わが子の意思に反した「ごめんね」「いいよ」の強要…子どもの気持ちを無視する親が助長する“リスク”とは
オトナンサー / 2024年6月9日 8時10分
子育てをしている母親にとって、「ママ友」との人間関係は大事にしたいもの。そんなとき、わが子の気持ちを無視して「ごめんね」の謝罪の言葉や、「いいよ」と許す言葉を、まだ生まれて3~4年しかたっていない子どもに強要していることはありませんか? その強要にはリスクがあると、子育て本著者・講演家として活動する筆者は思います。
■「謝れば済む」と誤学習も
ある日の公園の風景です。
砂場にあったバケツを見つけたAくんは、それを使って遊び始めました。するとBくんがやってきて、Aくんが遊んでいるバケツを奪いました。そこへ子どもたちのママがやってきて、次のように言いました。
Bくんママ「お友達のおもちゃ、奪ってはダメでしょ! 『ごめんね』は?」
Aくんのママ「意地悪しないで貸してあげなさい。『いいよ』は?」
Bくん「ごめんね」
Aくん「いいよ」
このやりとりで、親にとっては「めでたし、めでたし」です。
でも、子どもたちにとって、「ごめんね」「いいよ」は単なる条件反射で出た言葉です。謝罪と許容を強要された2人の子どもは、納得はしていませんでした。さらに、Bくんはこの経験から「謝れば済む」と誤学習して、翌日も同じことを繰り返しました。
この対応でひとまず、大人であるママ友との人間関係は悪化しないとは思いますが、果たして、肝心な子どもの方はどうでしょうか。子ども側の気持ちを想像してみましょう。

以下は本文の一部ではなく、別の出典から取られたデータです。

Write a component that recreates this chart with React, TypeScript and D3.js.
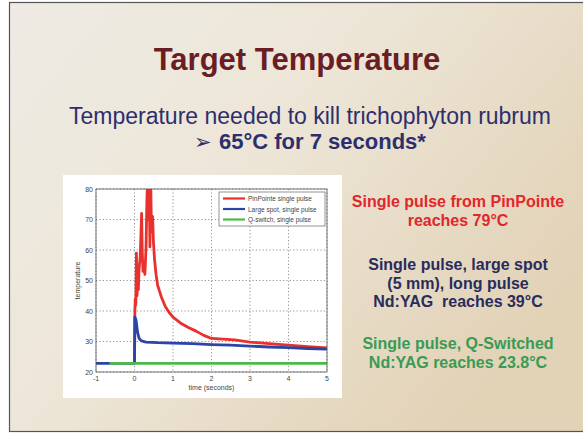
import React from "react";
import * as d3 from "d3";

// series: [time (s), temperature]
const pinPointe: [number, number][] = [
  [0, 23], [0.01, 40], [0.02, 44], [0.035, 42], [0.05, 59], [0.065, 45], [0.08, 50], [0.1, 47],
  [0.12, 54], [0.15, 58], [0.185, 72], [0.2, 60], [0.22, 53], [0.25, 56], [0.27, 52],
  [0.3, 61], [0.32, 75], [0.34, 84], [0.36, 70], [0.38, 86], [0.4, 61], [0.42, 84],
  [0.44, 66], [0.47, 71], [0.49, 63], [0.52, 57], [0.56, 52], [0.6, 48.5], [0.7, 44.5],
  [0.8, 41.5], [0.9, 39.5], [1.0, 38], [1.2, 36], [1.4, 34.6], [1.6, 33.4], [1.8, 32],
  [2.0, 31], [2.3, 30.8], [2.6, 30.5], [3.0, 29.8], [3.5, 29.3], [4.0, 28.8], [4.5, 28.3], [5.0, 27.9],
];
const largeSpot: [number, number][] = [
  [-1, 22.8], [0, 22.8], [0.01, 38], [0.04, 37], [0.08, 33], [0.12, 31], [0.18, 30.2],
  [0.3, 29.8], [0.6, 29.6], [1.0, 29.5], [1.5, 29.3], [2.0, 29], [2.5, 28.8], [3.0, 28.5],
  [3.5, 28.2], [4.0, 28], [4.5, 27.7], [5.0, 27.5],
];
const qSwitch: [number, number][] = [[-0.65, 22.8], [5, 22.8]];

const seriesNames = ["PinPointe single pulse", "Large spot, single pulse", "Q-switch, single pulse"];
const seriesColors = ["#e8302c", "#2b44a6", "#4cba48"];
const xTicks = [-1, 0, 1, 2, 3, 4, 5];
const yTicks = [20, 30, 40, 50, 60, 70, 80];

const notes = [
  { lines: ["Single pulse from PinPointe", "reaches 79°C"], color: "#e3262b", y: 207 },
  { lines: ["Single pulse, large spot", "(5 mm), long pulse", "Nd:YAG  reaches 39°C"], color: "#2a2b5c", y: 270 },
  { lines: ["Single pulse, Q-Switched", "Nd:YAG reaches 23.8°C"], color: "#3a9a55", y: 349 },
];

export default function App() {
  const W = 583, H = 433;
  const x = d3.scaleLinear().domain([-1, 5]).range([96, 327]);
  const y = d3.scaleLinear().domain([20, 80]).range([372, 189]);
  const line = d3.line<[number, number]>().x(d => x(d[0])).y(d => y(d[1]));
  const data = [pinPointe, largeSpot, qSwitch];
  const font = "'Liberation Sans', Arial, sans-serif";

  return (
    <svg width={W} height={H} style={{ position: "absolute", left: 0, top: 0 }} fontFamily={font}>
      <defs>
        <linearGradient id="bg" x1="0" y1="0" x2="1" y2="0.6">
          <stop offset="0" stopColor="#eeebe4" />
          <stop offset="0.45" stopColor="#ede6d8" />
          <stop offset="1" stopColor="#e2d2b6" />
        </linearGradient>
        <clipPath id="plot">
          <rect x={x(-1)} y={y(80)} width={x(5) - x(-1)} height={y(20) - y(80)} />
        </clipPath>
      </defs>
      <rect x={0} y={0} width={W} height={H} fill="#fff" />
      <rect x={9.5} y={2.5} width={W} height={429} fill="url(#bg)" stroke="#555" strokeWidth={1.2} />

      <text x={297} y={70} textAnchor="middle" fontSize={31} fontWeight="bold" fill="#6a1e24">
        Target Temperature
      </text>
      <text x={310} y={124} textAnchor="middle" fontSize={23} fill="#2d2f6c">
        Temperature needed to kill trichophyton rubrum
      </text>
      <text x={310} y={149} textAnchor="middle" fontSize={22} fontWeight="bold" fill="#2d2f6c">
        <tspan fontFamily="'DejaVu Sans'" fontSize={21}>➢ </tspan>65°C for 7 seconds*
      </text>

      {/* chart picture */}
      <rect x={63} y={175} width={279} height={223} fill="#fff" />
      <g fontSize={7} fill="#444">
        {xTicks.map(t => (
          <g key={"x" + t}>
            <line x1={x(t)} x2={x(t)} y1={y(80)} y2={y(20)} stroke="#777" strokeWidth={0.8} strokeDasharray="1.2,2.2" />
            <text x={x(t)} y={y(20) + 9} textAnchor="middle">{t}</text>
          </g>
        ))}
        {yTicks.map(t => (
          <g key={"y" + t}>
            <line x1={x(-1)} x2={x(5)} y1={y(t)} y2={y(t)} stroke="#777" strokeWidth={0.8} strokeDasharray="1.2,2.2" />
            <text x={x(-1) - 3} y={y(t) + 2.5} textAnchor="end">{t}</text>
          </g>
        ))}
        <text x={x(2)} y={390} textAnchor="middle">time (seconds)</text>
        <text transform={`translate(80,${y(50)}) rotate(-90)`} textAnchor="middle">temperature</text>
      </g>
      <g clipPath="url(#plot)" fill="none" strokeWidth={2.8} strokeLinejoin="round">
        {data.map((d, i) => (
          <path key={i} d={line(d) ?? ""} stroke={seriesColors[i]} />
        ))}
      </g>
      <rect x={x(-1)} y={y(80)} width={x(5) - x(-1)} height={y(20) - y(80)} fill="none" stroke="#555" strokeWidth={0.8} />

      <g>
        <rect x={219} y={192} width={106} height={34} fill="#fff" stroke="#666" strokeWidth={0.7} />
        {seriesNames.map((n, i) => (
          <g key={n}>
            <line x1={223} x2={245} y1={198.5 + i * 10.5} y2={198.5 + i * 10.5} stroke={seriesColors[i]} strokeWidth={2.2} />
            <text x={248} y={201 + i * 10.5} fontSize={6.5} fill="#444">{n}</text>
          </g>
        ))}
      </g>

      {notes.map(nt => (
        <text key={nt.lines[0]} textAnchor="middle" fontSize={16} fontWeight="bold" fill={nt.color} xmlSpace="preserve">
          {nt.lines.map((l, j) => (
            <tspan key={j} x={458} y={nt.y + j * 18.5}>{l}</tspan>
          ))}
        </text>
      ))}
    </svg>
  );
}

Aくん「僕が先に見つけたバケツだ。まだまだ遊んでいたい」
Bくん「僕も、どうしてもそのバケツで遊びたい。一体いつまで使っているんだ!」
…といったところでしょうか。でも、親からの叱責(しっせき)により、双方とも自分の意思とは違う行動や言動をせざるを得なくなるわけです。
こんなとき、親は次のような対応をしましょう。
Bくんママ「Aくんは楽しそうにバケツで遊んでいたね。だから遊んでみたかったんだね。でもね、いきなり奪い取るのはよくないよ。『貸して』とお願いしてみようよ」
Aくんママ「まだまだバケツで遊んでいたいよね。でも、Bくんがバケツ貸してほしいんだって。どうする?」
このように伝えて、あとは子どもたちに任せるのです。Aくんが遊び足りなくて、すぐにバケツを貸さなかったとしても、それはそれでよいのです。仮に、2人がケンカに発展しても、相手に砂をかけたり、おもちゃで相手を殴ったりするといった行動を取っていなければ、少し様子を見ましょう。
これらは、親密な間柄であるママ友との間でしか、なかなかできないことかもしれませんが、「子どもの社会性を育てるために、私たちがすぐに仲裁するのはやめておこうね」と、ぜひママ友と事前に打ち合わせしておきましょう。お互いの子どもたちのために、です。
■「親が自分の気持ちを大切にしてくれた」実体験から学ぶ
人生のスタート地点である幼少期に、「自分の気持ちを押し殺して、相手の気持ちを優先させる」ことばかりを強いられると、自分の気持ちはいつも後回しにし、自己主張ができない人に育ってしまうかもしれません。
公園の砂場は、社会を学ぶよい機会、よい場所です。時には、思い通りにならないことも起こるからです。
子どもは自己中心的でわがままな生き物です。相手の気持ちよりも、自分の気持ちが優先です。それが子どもらしさであり、子どものよいところなのです。そして、「親が自分の気持ちを大切にしてくれた」という実体験を通して、相手の立場や気持ちが分かる人に育っていきます。
「ごめんね」「いいよ」「めでたし、めでたし」で、片付けてしまわないように気を付けたいものですね。